Find yourself a tree to talk to. Trees are great listeners, they are also incredibly wise and tell wonderful stories. If you cannot find a tree, go to your local library an immerse yourself in the atmosphere there; allow the silence to speak to you. It is the same with art galleries and museums, spend time reflecting on the stories all around you, the stories captured on canvas… it works every time for me.
What is the one thing you always have with you when you are writing?
Spare pens, water, and a dictionary (I am not the world’s greatest speller). There is nothing worse than getting to a really important bit and your pen runs out, believe me I know lots of writers to whom this has happened. Also, I tend to get so caught up in writing I forget to hydrate if I am not careful, so I always make sure I have plenty of water.
What is the one book you would take with you if you were stuck on a desert Island?
Les Misérables by Victor Hugo, it is one of my all-time favourite books and it is quite long so if I were stuck on the island for a while, I would be okay. I would also sneak a couple of notebooks (and pens), a copy of The Pilgrimage by Paulo Coelho and my little pink bible, but don’t tell anyone!
What is the best part about being an Independently Published Author?
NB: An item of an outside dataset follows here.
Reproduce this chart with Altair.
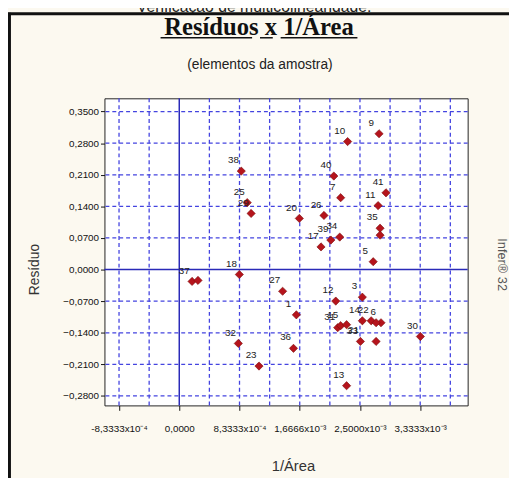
import altair as alt
import pandas as pd

# ---- data ----
labels = ["9", "10", "38", "40", "41", "7", "11", "25", "29", "20", "26", "35", "",
          "39", "34", "17", "5", "18", "37", "", "27", "1", "32", "36", "23", "12",
          "3", "14", "22", "6", "", "31", "15", "21", "33", "", "30", "13"]
inv_area = [2.764e-3, 2.329e-3, 0.858e-3, 2.138e-3, 2.860e-3, 2.233e-3, 2.751e-3,
            0.940e-3, 0.994e-3, 1.661e-3, 2.002e-3, 2.778e-3, 2.778e-3,
            2.097e-3, 2.220e-3, 1.961e-3, 2.683e-3, 0.831e-3, 0.177e-3, 0.259e-3,
            1.430e-3, 1.620e-3, 0.817e-3, 1.580e-3, 1.103e-3, 2.165e-3,
            2.533e-3, 2.533e-3, 2.655e-3, 2.791e-3, 2.723e-3, 2.192e-3, 2.233e-3,
            2.315e-3, 2.506e-3, 2.723e-3, 3.336e-3, 2.315e-3]
residuo = [0.3009, 0.2835, 0.2181, 0.2072, 0.1701, 0.1592, 0.1417,
           0.1483, 0.1243, 0.1134, 0.1199, 0.0916, 0.0763,
           0.0654, 0.0720, 0.0502, 0.0174, -0.0109, -0.0262, -0.0240,
           -0.0480, -0.1003, -0.1636, -0.1745, -0.2137, -0.0698,
           -0.0611, -0.1134, -0.1134, -0.1178, -0.1178, -0.1287, -0.1243,
           -0.1221, -0.1592, -0.1592, -0.1483, -0.2573]

x_grid = [-8.3333e-4, -4.1667e-4, 4.1667e-4, 8.3333e-4, 1.25e-3, 1.6667e-3,
          2.0833e-3, 2.5e-3, 2.9167e-3, 3.3333e-3, 3.75e-3]
x_ticks = [-8.3333e-4, 0.0, 8.3333e-4, 1.6667e-3, 2.5e-3, 3.3333e-3]
x_tick_labels = ["-8,3333x10\u207b\u2074", "0,0000", "8,3333x10\u207b\u2074",
                 "1,6666x10\u207b\u00b3", "2,5000x10\u207b\u00b3", "3,3333x10\u207b\u00b3"]
y_grid = [-0.28, -0.21, -0.14, -0.07, 0.07, 0.14, 0.21, 0.28, 0.35]
y_ticks = [-0.28, -0.21, -0.14, -0.07, 0.0, 0.07, 0.14, 0.21, 0.28, 0.35]

x_domain = [-1.0349e-3, 3.9898e-3]
y_domain = [-0.3009, 0.3794]

W, H = 369, 312
GRID = "#4444e0"
FONT = "Liberation Sans"
BELOW_RIGHT = ["21"]  # labels drawn below-right of their point

df = pd.DataFrame({"x": inv_area, "y": residuo, "lab": labels})
one = pd.DataFrame({"a": [0]})

xs = alt.Scale(domain=x_domain, nice=False, zero=False)
ys = alt.Scale(domain=y_domain, nice=False, zero=False)

lab_js = "[" + ",".join("'" + s + "'" for s in x_tick_labels) + "]"

x_axis = alt.Axis(values=x_ticks, title=None, grid=False, domain=False,
                  labelExpr=lab_js + "[round(datum.value*1200)+1]",
                  labelFont=FONT, labelFontSize=10, labelColor="#111",
                  tickColor="#111", tickSize=5, labelPadding=14,
                  labelFlush=False, labelOverlap=False)
y_axis = alt.Axis(values=y_ticks, title=None, grid=False, domain=False,
                  labelExpr="replace(format(datum.value, '.4f'), '.', ',')",
                  labelFont=FONT, labelFontSize=10, labelColor="#111",
                  tickColor="#111", tickSize=4, labelPadding=2,
                  labelOverlap=False)

gx = alt.Chart(pd.DataFrame({"g": x_grid})).mark_rule(
    color=GRID, strokeDash=[4, 3], strokeWidth=1.3).encode(
    x=alt.X("g:Q", scale=xs, axis=x_axis, title=None))
gy = alt.Chart(pd.DataFrame({"g": y_grid})).mark_rule(
    color=GRID, strokeDash=[4, 3], strokeWidth=1.3).encode(
    y=alt.Y("g:Q", scale=ys, axis=y_axis, title=None))
zx = alt.Chart(pd.DataFrame({"z": [0.0]})).mark_rule(
    color="#2a2ab8", strokeWidth=1.5).encode(
    x=alt.X("z:Q", scale=xs, axis=x_axis, title=None))
zy = alt.Chart(pd.DataFrame({"z": [0.0]})).mark_rule(
    color="#2a2ab8", strokeWidth=1.5).encode(
    y=alt.Y("z:Q", scale=ys, axis=y_axis, title=None))

pts = alt.Chart(df).mark_point(shape="diamond", filled=True, size=70,
                               color="#b5141c", stroke="#7a0a0a",
                               strokeWidth=0.6, opacity=1).encode(
    x=alt.X("x:Q", scale=xs, axis=x_axis, title=None),
    y=alt.Y("y:Q", scale=ys, axis=y_axis, title=None))

below_js = "indexof([" + ",".join("'" + s + "'" for s in BELOW_RIGHT) + "], datum.lab) >= 0"

txt = alt.Chart(df).transform_filter(
    "datum.lab != '' && !(" + below_js + ")").mark_text(
    font=FONT, fontSize=10, color="#222", dx=-8, dy=-11).encode(
    x=alt.X("x:Q", scale=xs, axis=x_axis, title=None),
    y=alt.Y("y:Q", scale=ys, axis=y_axis, title=None),
    text="lab:N")
txt2 = alt.Chart(df).transform_filter(below_js).mark_text(
    font=FONT, fontSize=10, color="#222", dx=7, dy=5).encode(
    x=alt.X("x:Q", scale=xs, axis=x_axis, title=None),
    y=alt.Y("y:Q", scale=ys, axis=y_axis, title=None),
    text="lab:N")


def label(s, x, y, **kw):
    return alt.Chart(one).mark_text(text=s, **kw).encode(
        x=alt.value(x), y=alt.value(y))


def hline(x1, x2, y, color="#111", w=1.5):
    return alt.Chart(one).mark_rule(color=color, strokeWidth=w).encode(
        x=alt.value(x1), x2=alt.value(x2), y=alt.value(y))


def vline(x, y1, y2, color="#111", w=3):
    return alt.Chart(one).mark_rule(color=color, strokeWidth=w).encode(
        x=alt.value(x), y=alt.value(y1), y2=alt.value(y2))


deco = [
    label("Verificação de multicolinearidade:", 152, -88, font=FONT,
          fontSize=16, color="#222", baseline="alphabetic"),
    vline(-96.5, -87, 390),
    hline(-98, 420, -86, w=3),
    label("Resíduos x 1/Área", 157, -64, font="Liberation Serif",
          fontSize=25, fontWeight="bold", color="#111", baseline="alphabetic"),
    hline(57, 150, -61.5, w=1.5),
    hline(158, 171, -61.5, w=1.5),
    hline(179, 257, -61.5, w=1.5),
    label("(elementos da amostra)", 158, -34, font=FONT, fontSize=14,
          color="#222", baseline="middle"),
    label("Resíduo", -71, 174, font=FONT, fontSize=14, color="#333",
          angle=270, baseline="middle"),
    label("Infer® 32", 404, 169, font=FONT, fontSize=13, color="#555",
          angle=90, baseline="middle"),
    label("1/Área", 192, 374, font=FONT, fontSize=15, color="#333",
          baseline="middle"),
]

chart = alt.layer(gx, gy, zx, zy, pts, txt, txt2, *deco).properties(
    width=W, height=H, autosize="none",
    padding={"left": 98, "top": 88, "right": 42, "bottom": 70},
).configure(background="#fcf9f0").configure_view(
    fill="white", stroke="#222", strokeWidth=1)

chart.save("out.html", embed_options={"renderer": "svg", "actions": False})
I would like to say it is the entrepreneur in me, but it’s not. I think I enjoy being able to control the content and cover design and help with the editing… I think being an independent author gives me greater autonomy as a writer, which is something that appeals to me. Although having said that, I do value immensely the support and guidance Rowanvale gives at all stages of the process, I enjoy very much our working partnership.
What is next for you?
I would like to publish my first collection of short stories, which I am extremely excited about. Finish my MA and possibly think about doing a PhD based on the findings of my current research. And I would love to walk the Camino de Santiago.